Reputation: 545
We need to compare one col with another in a df and identify if the entry from col"a" matches any of the entries in col"b". The result would be a new col with T = match or F = no match.
# task df
df <- data.frame(
a = c("ABC", 'ABB', 'ACC', 'AAG'),
b = c("XXC TTZ", "XCT ABB", "TTG WHO ACC", 'AAG')
)
# expected result
df <- data.frame(
a = c("ABC", 'ABB', 'ACC', 'AAG'),
b = c("XXC", "XCT ABB", "TTG WHO ACC", 'AAG'),
match = c("F", "T", "T", "T")
)
I just come out of one year clinical rotation so my coding got a bit rusty.

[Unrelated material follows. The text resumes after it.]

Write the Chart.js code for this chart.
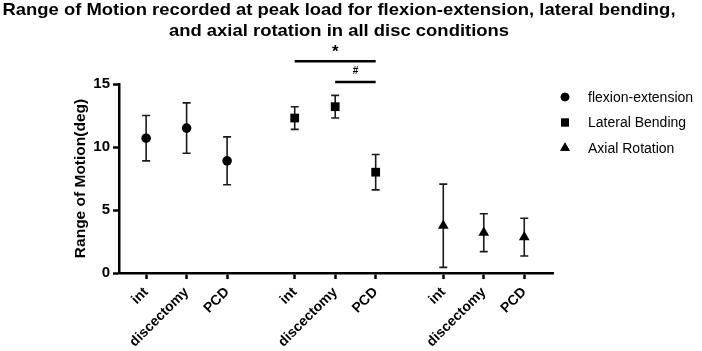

Could not find an answer here, excuse the hustle if this has been asked before. I guess the solution is rather straight forward but I can't wrap my head around it. Thanks a lot for helping (dplyr solutions much appreciated).
Upvotes: 1
Views: 40
Reputation: 101403
A base R option
transform(
df,
match = mapply(grepl, a, b, USE.NAMES = FALSE)
)
gives
a b match
1 ABC XXC TTZ FALSE
2 ABB XCT ABB TRUE
3 ACC TTG WHO ACC TRUE
4 AAG AAG TRUE
Upvotes: 1
Reputation: 887138
Use str_detect
from stringr
which is vectorized for both string and pattern
library(stringr)
library(dplyr)
df %>%
mutate(match = str_detect(b, a))
a b match
1 ABC XXC FALSE
2 ABB XCT ABB TRUE
3 ACC TTG WHO ACC TRUE
4 AAG AAG TRUE
Upvotes: 1